◆ Prompt:
Write out, exactly as given, every line from the one holding "Write the Apache ECharts code for this chart." to the one holding "var phTicks = [5, 6, 7, 8];", including both.

◆ Exercise input:

-- start --

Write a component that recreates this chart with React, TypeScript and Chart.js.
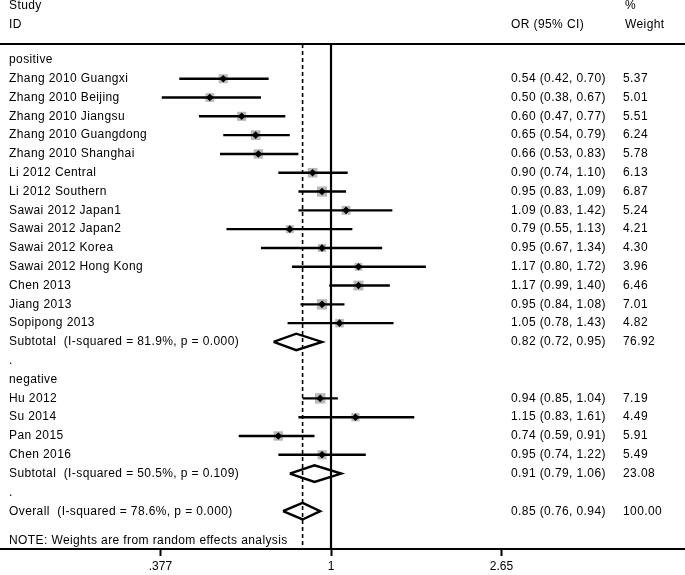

-- end --
-- start --

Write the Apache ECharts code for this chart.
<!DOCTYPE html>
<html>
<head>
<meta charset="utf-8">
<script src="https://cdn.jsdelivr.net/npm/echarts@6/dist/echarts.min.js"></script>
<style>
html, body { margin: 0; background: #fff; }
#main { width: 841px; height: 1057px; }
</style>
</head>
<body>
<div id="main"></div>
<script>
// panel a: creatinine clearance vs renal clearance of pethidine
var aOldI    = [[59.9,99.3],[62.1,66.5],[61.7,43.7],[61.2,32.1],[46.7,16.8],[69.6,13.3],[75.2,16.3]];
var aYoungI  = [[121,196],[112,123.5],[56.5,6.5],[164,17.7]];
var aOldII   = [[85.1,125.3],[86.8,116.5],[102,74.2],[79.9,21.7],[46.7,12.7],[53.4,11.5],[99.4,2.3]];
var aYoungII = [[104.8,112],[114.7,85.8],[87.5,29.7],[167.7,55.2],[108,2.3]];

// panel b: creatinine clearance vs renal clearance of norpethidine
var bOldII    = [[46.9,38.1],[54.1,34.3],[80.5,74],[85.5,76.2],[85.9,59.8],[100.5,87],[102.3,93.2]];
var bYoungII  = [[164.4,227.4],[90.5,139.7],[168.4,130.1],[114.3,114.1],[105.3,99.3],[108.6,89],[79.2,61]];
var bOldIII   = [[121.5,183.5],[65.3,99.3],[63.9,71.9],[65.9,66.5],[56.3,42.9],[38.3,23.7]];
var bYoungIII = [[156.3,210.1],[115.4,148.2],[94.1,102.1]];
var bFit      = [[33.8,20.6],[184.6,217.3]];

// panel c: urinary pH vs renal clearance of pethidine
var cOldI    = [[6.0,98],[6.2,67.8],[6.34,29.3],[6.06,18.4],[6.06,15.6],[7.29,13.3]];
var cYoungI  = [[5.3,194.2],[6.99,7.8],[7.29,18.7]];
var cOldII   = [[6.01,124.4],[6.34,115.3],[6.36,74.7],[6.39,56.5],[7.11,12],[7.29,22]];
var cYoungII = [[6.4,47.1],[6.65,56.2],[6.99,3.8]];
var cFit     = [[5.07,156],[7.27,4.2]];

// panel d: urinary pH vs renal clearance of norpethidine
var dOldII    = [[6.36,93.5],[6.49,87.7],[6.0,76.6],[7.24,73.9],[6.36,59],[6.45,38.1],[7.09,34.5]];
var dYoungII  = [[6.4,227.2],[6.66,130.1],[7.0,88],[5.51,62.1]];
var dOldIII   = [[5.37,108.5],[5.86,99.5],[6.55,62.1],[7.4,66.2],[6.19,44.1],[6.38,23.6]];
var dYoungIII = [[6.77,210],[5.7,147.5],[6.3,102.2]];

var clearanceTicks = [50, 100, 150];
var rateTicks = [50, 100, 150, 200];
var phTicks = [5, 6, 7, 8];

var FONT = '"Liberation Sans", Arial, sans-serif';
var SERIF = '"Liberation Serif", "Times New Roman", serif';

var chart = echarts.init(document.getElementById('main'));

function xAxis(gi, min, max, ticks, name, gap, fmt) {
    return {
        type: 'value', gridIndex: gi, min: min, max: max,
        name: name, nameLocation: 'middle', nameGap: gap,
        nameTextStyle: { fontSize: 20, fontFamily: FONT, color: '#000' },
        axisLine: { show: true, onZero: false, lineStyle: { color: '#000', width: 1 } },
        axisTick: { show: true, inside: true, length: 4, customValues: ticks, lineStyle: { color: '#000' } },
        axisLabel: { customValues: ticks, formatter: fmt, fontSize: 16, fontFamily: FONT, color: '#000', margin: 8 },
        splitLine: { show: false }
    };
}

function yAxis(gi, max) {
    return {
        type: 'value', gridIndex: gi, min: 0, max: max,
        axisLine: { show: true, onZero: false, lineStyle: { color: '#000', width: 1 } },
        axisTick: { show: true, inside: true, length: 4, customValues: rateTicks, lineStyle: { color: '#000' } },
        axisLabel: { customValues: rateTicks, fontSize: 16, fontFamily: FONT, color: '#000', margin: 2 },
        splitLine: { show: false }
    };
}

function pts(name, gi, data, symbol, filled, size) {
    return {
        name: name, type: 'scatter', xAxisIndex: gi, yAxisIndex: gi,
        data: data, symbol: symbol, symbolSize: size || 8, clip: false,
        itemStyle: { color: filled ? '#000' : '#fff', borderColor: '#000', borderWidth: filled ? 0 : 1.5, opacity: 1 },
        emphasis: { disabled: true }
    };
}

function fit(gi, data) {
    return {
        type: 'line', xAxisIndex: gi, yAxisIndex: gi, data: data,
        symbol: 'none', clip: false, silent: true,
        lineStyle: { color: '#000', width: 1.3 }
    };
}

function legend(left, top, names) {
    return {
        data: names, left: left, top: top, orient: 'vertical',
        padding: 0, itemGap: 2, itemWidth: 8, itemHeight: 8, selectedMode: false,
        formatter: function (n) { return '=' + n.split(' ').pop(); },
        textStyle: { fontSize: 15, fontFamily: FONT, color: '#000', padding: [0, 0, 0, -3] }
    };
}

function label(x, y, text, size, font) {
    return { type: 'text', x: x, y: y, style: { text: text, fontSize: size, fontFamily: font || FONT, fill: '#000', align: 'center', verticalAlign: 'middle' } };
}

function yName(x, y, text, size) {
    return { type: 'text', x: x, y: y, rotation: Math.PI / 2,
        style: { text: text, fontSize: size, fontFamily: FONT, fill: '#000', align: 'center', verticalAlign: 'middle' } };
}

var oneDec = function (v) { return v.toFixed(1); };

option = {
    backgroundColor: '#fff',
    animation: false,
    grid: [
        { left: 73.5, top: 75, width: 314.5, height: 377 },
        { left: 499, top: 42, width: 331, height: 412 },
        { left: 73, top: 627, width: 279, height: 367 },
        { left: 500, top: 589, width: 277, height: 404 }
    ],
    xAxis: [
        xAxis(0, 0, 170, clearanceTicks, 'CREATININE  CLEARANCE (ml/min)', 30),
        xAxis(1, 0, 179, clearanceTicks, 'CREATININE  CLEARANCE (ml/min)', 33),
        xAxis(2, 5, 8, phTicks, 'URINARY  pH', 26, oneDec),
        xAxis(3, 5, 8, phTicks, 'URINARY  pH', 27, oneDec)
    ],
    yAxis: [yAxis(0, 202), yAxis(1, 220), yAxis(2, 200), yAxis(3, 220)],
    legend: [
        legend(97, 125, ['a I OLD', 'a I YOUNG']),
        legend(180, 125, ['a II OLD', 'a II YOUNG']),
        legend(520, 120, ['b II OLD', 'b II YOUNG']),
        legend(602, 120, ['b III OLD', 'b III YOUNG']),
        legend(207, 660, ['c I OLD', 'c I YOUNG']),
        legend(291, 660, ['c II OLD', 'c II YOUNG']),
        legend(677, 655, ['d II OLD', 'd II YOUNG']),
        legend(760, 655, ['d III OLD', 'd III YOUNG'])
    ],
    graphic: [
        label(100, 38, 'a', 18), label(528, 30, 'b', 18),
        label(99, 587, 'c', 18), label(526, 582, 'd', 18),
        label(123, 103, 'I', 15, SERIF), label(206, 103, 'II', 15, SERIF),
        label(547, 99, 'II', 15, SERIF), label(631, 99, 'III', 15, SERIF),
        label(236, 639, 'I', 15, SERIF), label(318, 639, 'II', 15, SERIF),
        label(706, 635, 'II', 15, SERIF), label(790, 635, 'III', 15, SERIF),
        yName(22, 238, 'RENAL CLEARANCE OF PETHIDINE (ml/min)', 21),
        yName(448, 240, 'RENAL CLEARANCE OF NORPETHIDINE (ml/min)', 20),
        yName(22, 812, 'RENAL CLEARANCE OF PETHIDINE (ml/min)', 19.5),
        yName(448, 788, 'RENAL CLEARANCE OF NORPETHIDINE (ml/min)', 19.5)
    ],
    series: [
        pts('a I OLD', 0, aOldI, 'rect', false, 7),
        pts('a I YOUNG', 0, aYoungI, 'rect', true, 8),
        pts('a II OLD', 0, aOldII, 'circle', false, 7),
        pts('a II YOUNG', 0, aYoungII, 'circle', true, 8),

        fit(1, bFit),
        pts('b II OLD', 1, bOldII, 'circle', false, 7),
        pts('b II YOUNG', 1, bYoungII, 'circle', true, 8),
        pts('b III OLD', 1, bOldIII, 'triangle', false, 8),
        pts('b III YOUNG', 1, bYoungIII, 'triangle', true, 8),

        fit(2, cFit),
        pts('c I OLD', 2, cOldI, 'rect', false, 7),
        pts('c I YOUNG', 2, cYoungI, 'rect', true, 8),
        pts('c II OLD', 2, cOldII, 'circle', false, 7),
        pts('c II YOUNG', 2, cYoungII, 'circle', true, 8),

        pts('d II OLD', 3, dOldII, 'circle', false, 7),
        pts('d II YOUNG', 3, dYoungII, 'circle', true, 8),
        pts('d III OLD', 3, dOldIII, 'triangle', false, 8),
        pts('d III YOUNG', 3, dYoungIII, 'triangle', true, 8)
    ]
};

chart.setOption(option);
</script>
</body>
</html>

-- end --

◆ Task output:
Write the Apache ECharts code for this chart.
<!DOCTYPE html>
<html>
<head>
<meta charset="utf-8">
<script src="https://cdn.jsdelivr.net/npm/echarts@6/dist/echarts.min.js"></script>
<style>
html, body { margin: 0; background: #fff; }
#main { width: 841px; height: 1057px; }
</style>
</head>
<body>
<div id="main"></div>
<script>
// panel a: creatinine clearance vs renal clearance of pethidine
var aOldI    = [[59.9,99.3],[62.1,66.5],[61.7,43.7],[61.2,32.1],[46.7,16.8],[69.6,13.3],[75.2,16.3]];
var aYoungI  = [[121,196],[112,123.5],[56.5,6.5],[164,17.7]];
var aOldII   = [[85.1,125.3],[86.8,116.5],[102,74.2],[79.9,21.7],[46.7,12.7],[53.4,11.5],[99.4,2.3]];
var aYoungII = [[104.8,112],[114.7,85.8],[87.5,29.7],[167.7,55.2],[108,2.3]];

// panel b: creatinine clearance vs renal clearance of norpethidine
var bOldII    = [[46.9,38.1],[54.1,34.3],[80.5,74],[85.5,76.2],[85.9,59.8],[100.5,87],[102.3,93.2]];
var bYoungII  = [[164.4,227.4],[90.5,139.7],[168.4,130.1],[114.3,114.1],[105.3,99.3],[108.6,89],[79.2,61]];
var bOldIII   = [[121.5,183.5],[65.3,99.3],[63.9,71.9],[65.9,66.5],[56.3,42.9],[38.3,23.7]];
var bYoungIII = [[156.3,210.1],[115.4,148.2],[94.1,102.1]];
var bFit      = [[33.8,20.6],[184.6,217.3]];

// panel c: urinary pH vs renal clearance of pethidine
var cOldI    = [[6.0,98],[6.2,67.8],[6.34,29.3],[6.06,18.4],[6.06,15.6],[7.29,13.3]];
var cYoungI  = [[5.3,194.2],[6.99,7.8],[7.29,18.7]];
var cOldII   = [[6.01,124.4],[6.34,115.3],[6.36,74.7],[6.39,56.5],[7.11,12],[7.29,22]];
var cYoungII = [[6.4,47.1],[6.65,56.2],[6.99,3.8]];
var cFit     = [[5.07,156],[7.27,4.2]];

// panel d: urinary pH vs renal clearance of norpethidine
var dOldII    = [[6.36,93.5],[6.49,87.7],[6.0,76.6],[7.24,73.9],[6.36,59],[6.45,38.1],[7.09,34.5]];
var dYoungII  = [[6.4,227.2],[6.66,130.1],[7.0,88],[5.51,62.1]];
var dOldIII   = [[5.37,108.5],[5.86,99.5],[6.55,62.1],[7.4,66.2],[6.19,44.1],[6.38,23.6]];
var dYoungIII = [[6.77,210],[5.7,147.5],[6.3,102.2]];

var clearanceTicks = [50, 100, 150];
var rateTicks = [50, 100, 150, 200];
var phTicks = [5, 6, 7, 8];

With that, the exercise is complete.